All students take the CCS qualifying examination at the end of their second year. During the fall semester of the second year, each student works with the CCS faculty to assemble a qualifying examination committee consisting of three CCS faculty. The exam will be largely shaped, administered, and graded by this committee.

The qualifying exam consists of a written examination and an oral examination.

The written component has three parts: 1) an analytic-synthetic essay* required of all students, written in response to a question determined by the CCS faculty and based on authors’ arguments found in the list of CCS Qualifying Examination Readings,** 2) an analytic-synthetic essay addressing a question customized for the student according to their interests and based on a list of specialty readings within the CCS tradition, both of which are determined by the student and their three-person faculty examination committee, working in consultation with each other, and 3) one of three options intended to establish competence in appropriate research methodology — either a) an analytic-synthetic review essay on how a particular concept, behavior, etc., is observed or measured using a variety of approaches, or, b) a methodological critique of a recent peer-reviewed journal article, or, c) an original, proposed research technique, methodology, or plan designed to answer a specific research question. The decision of which of these methodology components the student will address is also decided by the faculty examination committee and student working in consultation with each other.

The oral examination is given by the faculty examination committee and takes place after the written examination. It is approximately one hour in length. It provides both the student and the examination committee with an opportunity to further discuss the content of the written examination.

The qualifying examination is given to all second year students two weeks after the last day of Spring classes. The written questions are distributed on that Monday morning*** and students have five days to complete the exam. Answers must be original, written independently, and submitted by that Friday at 5:00 PM. Faculty grade the exams over the next several days, prior to the oral examination. The oral examination commences according to scheduled appointments on the subsequent Wednesday. Students will be informed of their exam grade by the end of that week, just before the Memorial Day weekend.****

The student’s faculty examination committee grades the qualifying examination, based on a combination of both the written and oral exams. Each part/question of the exam is assigned a grade of “pass,” or “fail.” Students must receive the grade of “pass” on all three parts of the exam in order to progress in the PhD program. Students who fail one or more parts of the exam are deemed unqualified to continue in the program. Students who do not pass the exam are entitled to one opportunity to revise and re-submit their answers to their faculty exam committee for reconsideration. Revised answers must be submitted by the end of the summer, so that the committee can grade them and inform the student of  he outcome before the fall term begins. For a timeline of the qualifying exam process, refer to the CCS Track Description document.
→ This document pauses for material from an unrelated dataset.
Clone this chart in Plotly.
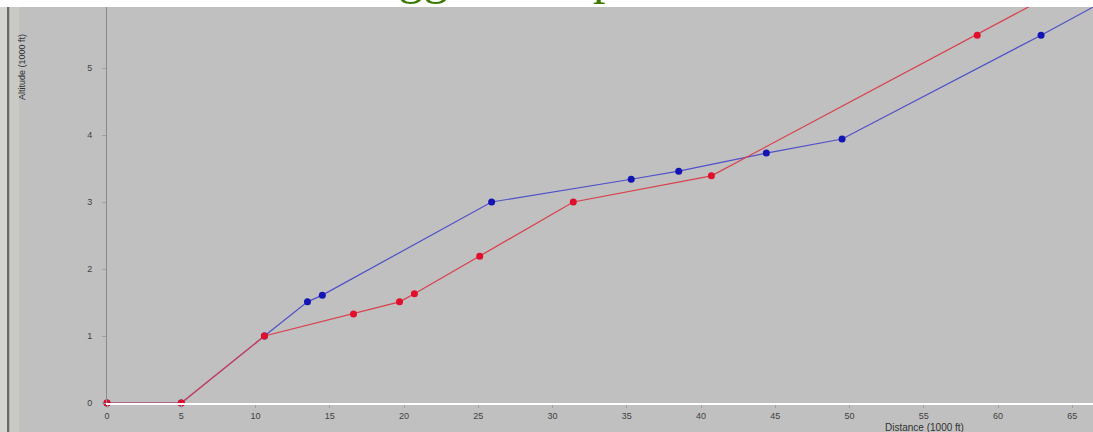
import plotly.graph_objects as go

# Data (distance in 1000 ft, altitude in 1000 ft)
red_x = [0, 5, 10.6, 16.6, 19.7, 20.7, 25.1, 31.4, 40.7, 58.6, 64.5]
red_y = [0, 0, 1.0, 1.33, 1.51, 1.63, 2.19, 3.0, 3.39, 5.49, 6.2]
blue_x = [0, 5, 10.6, 13.5, 14.5, 25.9, 35.3, 38.5, 44.4, 49.5, 62.9, 68.0]
blue_y = [0, 0, 1.0, 1.51, 1.61, 3.0, 3.34, 3.46, 3.73, 3.94, 5.49, 6.1]

x_ticks = list(range(0, 70, 5))
y_ticks = [0, 1, 2, 3, 4, 5]

title_text = "Logged and planned climb"
y_title = "Altitude (1000 ft)"
x_title = "Distance (1000 ft)"

W, H = 1093, 432
L, R, T, B = 107, 0, 7, 29
PW, PH = W - L - R, H - T - B


def px_to_paper_x(px):
    return (px - L) / PW


def px_to_paper_y(py):
    return (H - B - py) / PH


fig = go.Figure()
fig.add_trace(go.Scatter(
    x=blue_x, y=blue_y, mode="lines+markers",
    line=dict(color="#5050c8", width=1.2),
    marker=dict(color="#1414b4", size=7),
    cliponaxis=False, showlegend=False,
))
fig.add_trace(go.Scatter(
    x=red_x, y=red_y, mode="lines+markers",
    line=dict(color="#d8404c", width=1.2),
    marker=dict(color="#e0102c", size=7),
    cliponaxis=False, showlegend=False,
))

shapes = [
    # white band at top
    dict(type="rect", xref="paper", yref="paper",
         x0=px_to_paper_x(-5), x1=px_to_paper_x(W + 5),
         y0=1, y1=px_to_paper_y(-10),
         fillcolor="white", line=dict(width=0), layer="below"),
    # left frame decoration
    dict(type="rect", xref="paper", yref="paper",
         x0=px_to_paper_x(-2), x1=px_to_paper_x(7),
         y0=px_to_paper_y(H + 5), y1=1,
         fillcolor="#d4d4d0", line=dict(width=0), layer="below"),
    dict(type="rect", xref="paper", yref="paper",
         x0=px_to_paper_x(7), x1=px_to_paper_x(9.5),
         y0=px_to_paper_y(H + 5), y1=1,
         fillcolor="#6a6a6a", line=dict(width=0), layer="below"),
    dict(type="rect", xref="paper", yref="paper",
         x0=px_to_paper_x(9.5), x1=px_to_paper_x(19),
         y0=px_to_paper_y(H + 5), y1=1,
         fillcolor="#cacac4", line=dict(width=0), layer="below"),
]

annotations = [
    dict(text=title_text, xref="paper", yref="paper",
         x=px_to_paper_x(341), y=px_to_paper_y(6), xanchor="left", yanchor="bottom",
         showarrow=False,
         font=dict(family="Liberation Serif", size=50, color="#3a7a00")),
    dict(text=y_title, xref="paper", yref="paper",
         x=px_to_paper_x(22), y=px_to_paper_y(67),
         xanchor="center", yanchor="middle", textangle=-90, showarrow=False,
         font=dict(family="Arial", size=9, color="#303030")),
    dict(text=x_title, xref="paper", yref="paper",
         x=px_to_paper_x(924), y=px_to_paper_y(427),
         xanchor="center", yanchor="middle", showarrow=False,
         font=dict(family="Arial", size=10, color="#303030")),
]

fig.update_layout(
    width=W, height=H,
    margin=dict(l=L, r=R, t=T, b=B, pad=0),
    paper_bgcolor="#c0c0c0", plot_bgcolor="#c0c0c0",
    shapes=shapes, annotations=annotations,
    showlegend=False,
)
fig.update_xaxes(
    range=[0, PW / 14.85], tickvals=x_ticks, ticktext=[str(v) for v in x_ticks],
    showgrid=False, zeroline=False,
    showline=True, linecolor="white", linewidth=1.5,
    ticks="outside", ticklen=3, tickcolor="#a0a0a0",
    tickfont=dict(family="Arial", size=9, color="#404040"),
)
fig.update_yaxes(
    range=[0, PH / 67.0], tickvals=y_ticks, ticktext=[str(v) for v in y_ticks],
    showgrid=False, zeroline=False,
    showline=True, linecolor="#8a8a8a", linewidth=1,
    ticks="outside", ticklen=4, tickcolor="#a0a0a0",
    ticklabelstandoff=8,
    tickfont=dict(family="Arial", size=9, color="#404040"),
)

fig.write_html(
    "out.html",
    config={"displayModeBar": False},
    post_script="document.body.style.margin='0';document.body.style.overflow='hidden';",
)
*Analytic-synthetic essays are built on careful readings of others’ claims (this is the analytic part) as well as the essay writer’s observations/claims about those claims (this is the synthetic part). Analytic-synthetic essays demonstrate mastery of existing domain knowledge by demonstrating understanding of individual scholars’ works as well as how a body of works relate to each other.

**This is a list developed by the faculty consisting of general CCS-related readings. It is an on-going endeavor, available to all students. The version available at the start of their second year of studies is the version on which students will be tested during their qualifying exam.
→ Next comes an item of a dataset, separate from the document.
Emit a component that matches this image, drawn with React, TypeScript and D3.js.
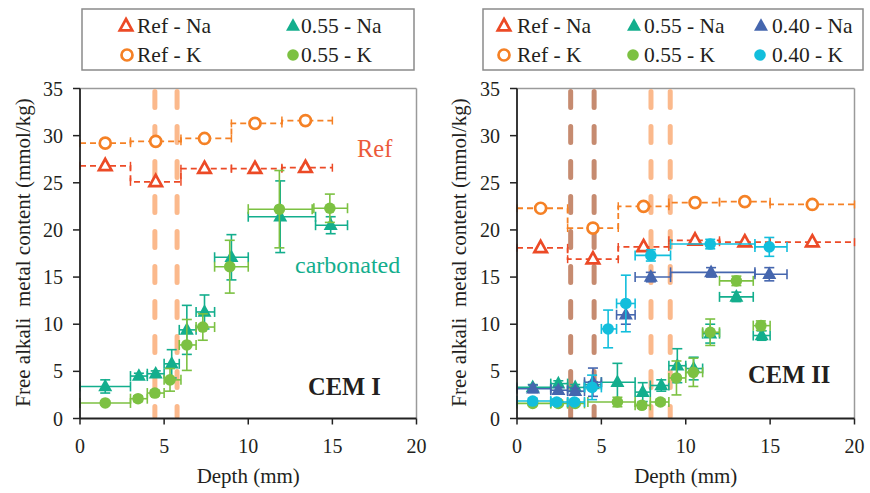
import React from 'react';
import * as d3 from 'd3';

const FONT = "'Liberation Serif', serif";

// Colours
const C_REF_NA = '#EC4A26';
const C_REF_K = '#F58125';
const C_055_NA = '#13AE8D';
const C_055_K = '#7CC142';
const C_040_NA = '#4566AE';
const C_040_K = '#12BEDC';
const C_BAND = '#FBB98C';
const C_BAND_DARK = '#C68B70';

// Axis ticks
const xTicks = [0, 5, 10, 15, 20];
const yTicks = [0, 5, 10, 15, 20, 25, 30, 35];

// ---- CEM I ----
const cem1RefLo = [0, 3, 6, 9, 12];
const cem1RefHi = [3, 6, 9, 12, 15];
const cem1RefX = [1.5, 4.5, 7.4, 10.4, 13.4];
const cem1RefNa = [26.8, 25.1, 26.5, 26.5, 26.6];
const cem1RefK = [29.2, 29.4, 29.7, 31.3, 31.6];

const cem1NaX = [1.5, 3.5, 4.5, 5.45, 6.35, 7.4, 9.0, 11.9, 14.9];
const cem1NaY = [3.4, 4.5, 4.75, 5.8, 9.4, 11.3, 17.1, 21.4, 20.5];
const cem1NaLo = [0, 3, 4, 5, 5.9, 6.9, 8, 10, 14];
const cem1NaHi = [3, 4, 5, 5.9, 6.9, 8, 10, 14, 15.9];
const cem1NaErr = [0.7, 0.3, 0.3, 1.5, 2.6, 1.8, 2.4, 3.8, 0.9];

const cem1KX = [1.5, 3.45, 4.45, 5.35, 6.35, 7.3, 8.9, 11.85, 14.85];
const cem1KY = [1.65, 2.1, 2.7, 4.1, 7.8, 9.7, 16.1, 22.2, 22.3];
const cem1KLo = [0, 3, 4, 5, 5.9, 6.9, 8, 10, 13.9];
const cem1KHi = [3, 4, 5, 6, 6.9, 8, 10, 13.8, 15.9];
const cem1KErr = [0.2, 0.3, 0.3, 1.2, 2.7, 1.4, 2.8, 4.1, 1.5];

const cem1Bands = [4.45, 5.77];

// ---- CEM II ----
const cem2RefLo = [0, 3, 6, 9, 12, 15];
const cem2RefHi = [3, 6, 9, 12, 15, 20];
const cem2RefX = [1.4, 4.5, 7.5, 10.55, 13.5, 17.5];
const cem2RefNa = [18.1, 16.9, 18.2, 18.9, 18.7, 18.7];
const cem2RefK = [22.3, 20.2, 22.5, 22.9, 23.0, 22.7];

const cem2Na55X = [0.93, 2.45, 3.45, 4.5, 5.95, 7.45, 8.55, 9.5, 10.47, 11.45, 13.0, 14.5];
const cem2Na55Y = [3.3, 3.7, 3.3, 3.6, 3.85, 2.8, 3.5, 5.6, 5.3, 9.0, 12.9, 8.8];
const cem2Na55Lo = [0, 2, 3, 4, 5, 7, 7.9, 9, 10, 11, 12, 14];
const cem2Na55Hi = [2, 3, 4, 5, 7, 7.9, 9, 10, 11, 12, 14, 15];
const cem2Na55Err = [0.3, 0.3, 0.3, 0.3, 2.0, 1.0, 0.6, 1.8, 1.2, 1.0, 0.5, 0.5];

const cem2K55X = [0.93, 2.45, 3.45, 5.95, 7.4, 8.5, 9.45, 10.45, 11.45, 13.0, 14.45];
const cem2K55Y = [1.6, 1.6, 1.6, 1.75, 1.4, 1.75, 4.3, 4.9, 9.15, 14.6, 9.85];
const cem2K55Lo = [0, 2, 3, 4.2, 7, 7.9, 9, 10, 11, 12, 14];
const cem2K55Hi = [2, 3, 4, 7, 7.9, 9, 10, 11, 12, 14, 15];
const cem2K55Err = [0.2, 0.2, 0.2, 0.5, 0.3, 0.3, 1.8, 1.5, 1.4, 0.5, 0.5];

const cem2Na40X = [0.95, 2.45, 3.45, 4.5, 6.45, 7.93, 11.5, 14.95];
const cem2Na40Y = [3.15, 3.0, 2.9, 3.85, 11.0, 15.0, 15.5, 15.3];
const cem2Na40Lo = [0, 2, 3, 4, 5.9, 7, 9.1, 14.1];
const cem2Na40Hi = [2, 3, 4, 5, 7, 9.1, 14.1, 16];
const cem2Na40Err = [0.4, 0.3, 0.3, 1.5, 1.0, 0.5, 0.5, 0.7];

const cem2K40X = [0.93, 2.35, 3.4, 4.45, 5.4, 6.45, 7.93, 11.45, 14.95];
const cem2K40Y = [1.85, 1.75, 1.75, 3.3, 9.5, 12.2, 17.3, 18.5, 18.2];
const cem2K40Lo = [0, 2, 3, 4, 5, 5.9, 7, 9.1, 14.1];
const cem2K40Hi = [2, 3, 4, 5, 5.9, 7, 9.1, 14.1, 16];
const cem2K40Err = [0.3, 0.3, 0.3, 1.3, 2.0, 3.0, 0.6, 0.5, 1.0];

const cem2BandsDark = [3.18, 4.57];
const cem2Bands = [7.94, 9.08];

type Marker = 'triOpen' | 'tri' | 'circOpen' | 'circ';

interface Series {
  color: string;
  marker: Marker;
  x: number[];
  y: number[];
  lo: number[];
  hi: number[];
  err: number[];
}

function triPath(cx: number, cy: number, w: number) {
  const h = w * 0.9;
  return `M${cx},${cy - h * 0.62}L${cx + w / 2},${cy + h * 0.38}L${cx - w / 2},${cy + h * 0.38}Z`;
}

function MarkerShape({ type, cx, cy, color }: { type: Marker; cx: number; cy: number; color: string }) {
  if (type === 'triOpen')
    return <path d={triPath(cx, cy, 12.5)} fill="#fff" stroke={color} strokeWidth={2.7} strokeLinejoin="miter" />;
  if (type === 'tri') return <path d={triPath(cx, cy, 14)} fill={color} />;
  if (type === 'circOpen') return <circle cx={cx} cy={cy} r={5.5} fill="#fff" stroke={color} strokeWidth={2.7} />;
  return <circle cx={cx} cy={cy} r={5.8} fill={color} />;
}

const yScale = d3.scaleLinear().domain([0, 35]).range([418.5, 88.5]);

interface PanelProps {
  px0: number;
  px1: number;
  titleX: number;
  refLo: number[];
  refHi: number[];
  refX: number[];
  refNa: number[];
  refK: number[];
  bands: { x: number; color: string }[];
  series: Series[];
}

function Panel({ px0, px1, titleX, refLo, refHi, refX, refNa, refK, bands, series }: PanelProps) {
  const x = d3.scaleLinear().domain([0, 20]).range([px0, px1]);
  const y = yScale;
  const [yb, yt] = y.range();

  const stepLine = d3
    .line<[number, number]>()
    .x((d) => x(d[0]))
    .y((d) => y(d[1]))
    .curve(d3.curveStepAfter);

  const refPts = (vals: number[]): [number, number][] => [
    ...vals.map((v, i) => [refLo[i], v] as [number, number]),
    [refHi[refHi.length - 1], vals[vals.length - 1]],
  ];

  const refCaps = (vals: number[], color: string) =>
    vals.map((v, i) => (
      <g key={i} stroke={color} strokeWidth={1.5}>
        <line x1={x(refLo[i])} x2={x(refLo[i])} y1={y(v) - 4} y2={y(v) + 4} />
        <line x1={x(refHi[i])} x2={x(refHi[i])} y1={y(v) - 4} y2={y(v) + 4} />
      </g>
    ));

  const cap = 5;

  return (
    <g>
      {/* frame */}
      <line x1={px0} x2={px1} y1={yt} y2={yt} stroke="#9a9a9a" strokeWidth={1.5} />
      <line x1={px1} x2={px1} y1={yt} y2={yb} stroke="#9a9a9a" strokeWidth={1.5} />

      {/* depth bands */}
      {bands.map((b, i) => (
        <line
          key={i}
          x1={x(b.x)}
          x2={x(b.x)}
          y1={yt + 3}
          y2={yb - 2}
          stroke={b.color}
          strokeWidth={5}
          strokeLinecap="round"
          strokeDasharray="16,19"
        />
      ))}

      {/* reference step profiles */}
      <path d={stepLine(refPts(refK)) || ''} fill="none" stroke={C_REF_K} strokeWidth={1.8} strokeDasharray="6,4" />
      <path d={stepLine(refPts(refNa)) || ''} fill="none" stroke={C_REF_NA} strokeWidth={1.8} strokeDasharray="6,4" />
      {refCaps(refK, C_REF_K)}
      {refCaps(refNa, C_REF_NA)}
      {refX.map((v, i) => (
        <MarkerShape key={'k' + i} type="circOpen" cx={x(v)} cy={y(refK[i])} color={C_REF_K} />
      ))}
      {refX.map((v, i) => (
        <MarkerShape key={'n' + i} type="triOpen" cx={x(v)} cy={y(refNa[i])} color={C_REF_NA} />
      ))}

      {/* measured series with error bars */}
      {series.map((s, si) => (
        <g key={si}>
          <g stroke={s.color} strokeWidth={1.6} fill="none">
            {s.x.map((v, i) => {
              const cx = x(v);
              const cy = y(s.y[i]);
              const xl = x(s.lo[i]);
              const xh = x(s.hi[i]);
              const yl = y(s.y[i] - s.err[i]);
              const yh = y(s.y[i] + s.err[i]);
              return (
                <g key={i}>
                  <line x1={xl} x2={xh} y1={cy} y2={cy} />
                  <line x1={xl} x2={xl} y1={cy - cap} y2={cy + cap} />
                  <line x1={xh} x2={xh} y1={cy - cap} y2={cy + cap} />
                  <line x1={cx} x2={cx} y1={yl} y2={yh} />
                  <line x1={cx - cap} x2={cx + cap} y1={yl} y2={yl} />
                  <line x1={cx - cap} x2={cx + cap} y1={yh} y2={yh} />
                </g>
              );
            })}
          </g>
          {s.x.map((v, i) => (
            <MarkerShape key={i} type={s.marker} cx={x(v)} cy={y(s.y[i])} color={s.color} />
          ))}
        </g>
      ))}

      {/* axes */}
      <line x1={px0} x2={px1} y1={yb} y2={yb} stroke="#222" strokeWidth={1.8} />
      <line x1={px0} x2={px0} y1={yt} y2={yb} stroke="#222" strokeWidth={1.8} />
      {xTicks.map((t) => (
        <g key={t}>
          <line x1={x(t)} x2={x(t)} y1={yb} y2={yb + 6} stroke="#222" strokeWidth={1.5} />
          <text x={x(t)} y={yb + 34} textAnchor="middle" fontSize={20} fill="#231F20" fontFamily={FONT}>
            {t}
          </text>
        </g>
      ))}
      {yTicks.map((t) => (
        <g key={t}>
          <line x1={px0 - 7} x2={px0} y1={y(t)} y2={y(t)} stroke="#222" strokeWidth={1.5} />
          <text x={px0 - 17} y={y(t) + 7} textAnchor="end" fontSize={20} fill="#231F20" fontFamily={FONT}>
            {t}
          </text>
        </g>
      ))}
      <text x={(px0 + px1) / 2} y={483} textAnchor="middle" fontSize={21} fill="#231F20" fontFamily={FONT}>
        Depth (mm)
      </text>
      <text
        transform={`translate(${titleX},${(yt + yb) / 2 - 1}) rotate(-90)`}
        textAnchor="middle"
        fontSize={21}
        fill="#231F20"
        fontFamily={FONT}
        style={{ whiteSpace: 'pre' }}
      >
        {'Free alkali  metal content (mmol/kg)'}
      </text>
    </g>
  );
}

interface LegendItem {
  label: string;
  marker: Marker;
  color: string;
  sx: number;
  tx: number;
  row: number;
}

function Legend({ box, items }: { box: [number, number, number, number]; items: LegendItem[] }) {
  const rows = [26, 55];
  return (
    <g>
      <rect x={box[0]} y={box[1]} width={box[2] - box[0]} height={box[3] - box[1]} fill="#fff" stroke="#8a8a8a" strokeWidth={1.5} />
      {items.map((it, i) => (
        <g key={i}>
          <MarkerShape type={it.marker} cx={it.sx} cy={rows[it.row]} color={it.color} />
          <text x={it.tx} y={rows[it.row] + 7} fontSize={21.5} fill="#231F20" fontFamily={FONT}>
            {it.label}
          </text>
        </g>
      ))}
    </g>
  );
}

export default function App() {
  const cem1Series: Series[] = [
    { color: C_055_NA, marker: 'tri', x: cem1NaX, y: cem1NaY, lo: cem1NaLo, hi: cem1NaHi, err: cem1NaErr },
    { color: C_055_K, marker: 'circ', x: cem1KX, y: cem1KY, lo: cem1KLo, hi: cem1KHi, err: cem1KErr },
  ];
  const cem2Series: Series[] = [
    { color: C_055_NA, marker: 'tri', x: cem2Na55X, y: cem2Na55Y, lo: cem2Na55Lo, hi: cem2Na55Hi, err: cem2Na55Err },
    { color: C_055_K, marker: 'circ', x: cem2K55X, y: cem2K55Y, lo: cem2K55Lo, hi: cem2K55Hi, err: cem2K55Err },
    { color: C_040_NA, marker: 'tri', x: cem2Na40X, y: cem2Na40Y, lo: cem2Na40Lo, hi: cem2Na40Hi, err: cem2Na40Err },
    { color: C_040_K, marker: 'circ', x: cem2K40X, y: cem2K40Y, lo: cem2K40Lo, hi: cem2K40Hi, err: cem2K40Err },
  ];

  return (
    <svg
      width={870}
      height={493}
      viewBox="0 0 870 493"
      fontFamily={FONT}
      style={{ position: 'absolute', left: 0, top: 0, background: '#fff' }}
    >
      <rect width={870} height={493} fill="#fff" />
      <Panel
        px0={80}
        px1={416.5}
        titleX={30}
        refLo={cem1RefLo}
        refHi={cem1RefHi}
        refX={cem1RefX}
        refNa={cem1RefNa}
        refK={cem1RefK}
        bands={cem1Bands.map((b) => ({ x: b, color: C_BAND }))}
        series={cem1Series}
      />
      <Panel
        px0={517}
        px1={854.5}
        titleX={466}
        refLo={cem2RefLo}
        refHi={cem2RefHi}
        refX={cem2RefX}
        refNa={cem2RefNa}
        refK={cem2RefK}
        bands={[
          ...cem2BandsDark.map((b) => ({ x: b, color: C_BAND_DARK })),
          ...cem2Bands.map((b) => ({ x: b, color: C_BAND })),
        ]}
        series={cem2Series}
      />

      <text x={357} y={157} fontSize={24.5} fill="#EC5A3A" fontFamily={FONT}>
        Ref
      </text>
      <text x={295} y={273} fontSize={24} fill={C_055_NA} fontFamily={FONT}>
        carbonated
      </text>
      <text x={308} y={395} fontSize={24.5} fontWeight="bold" fill="#231F20" fontFamily={FONT}>
        CEM I
      </text>
      <text x={748} y={383} fontSize={24.5} fontWeight="bold" fill="#231F20" fontFamily={FONT}>
        CEM II
      </text>

      <Legend
        box={[82, 9, 414, 70]}
        items={[
          { label: 'Ref - Na', marker: 'triOpen', color: C_REF_NA, sx: 126, tx: 137, row: 0 },
          { label: '0.55 - Na', marker: 'tri', color: C_055_NA, sx: 293, tx: 301, row: 0 },
          { label: 'Ref - K', marker: 'circOpen', color: C_REF_K, sx: 127, tx: 137, row: 1 },
          { label: '0.55 - K', marker: 'circ', color: C_055_K, sx: 293, tx: 301, row: 1 },
        ]}
      />
      <Legend
        box={[483, 9, 863, 70]}
        items={[
          { label: 'Ref - Na', marker: 'triOpen', color: C_REF_NA, sx: 504, tx: 517, row: 0 },
          { label: '0.55 - Na', marker: 'tri', color: C_055_NA, sx: 634, tx: 644, row: 0 },
          { label: '0.40 - Na', marker: 'tri', color: C_040_NA, sx: 761, tx: 772, row: 0 },
          { label: 'Ref - K', marker: 'circOpen', color: C_REF_K, sx: 504, tx: 517, row: 1 },
          { label: '0.55 - K', marker: 'circ', color: C_055_K, sx: 633, tx: 644, row: 1 },
          { label: '0.40 - K', marker: 'circ', color: C_040_K, sx: 760, tx: 772, row: 1 },
        ]}
      />
    </svg>
  );
}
***For some questions, of course, this is only a formality. A student will already know at least one of the questions on their exam (#2) prior to this date, and will already have been working on their answer to it throughout the semester. Depending on what has been decided with their examination committee for question #3, it is possible that a student will encounter only one new question on this Monday morning when the exam questions are officially released (i.e., Q #1).

****For example, during the Spring 2016 term, classes ended on Friday, April 29th. The qualifying exam would have been distributed to second year PhD students at 9:00 AM on Monday, May 16th. Students would have had until 5:00 PM on Friday, May 21st to complete the exam. Each student would then meet with the faculty for their oral exam for one hour on Wednesday, May 25th. Students would receive notification of their exam grades by Friday, May 27th.)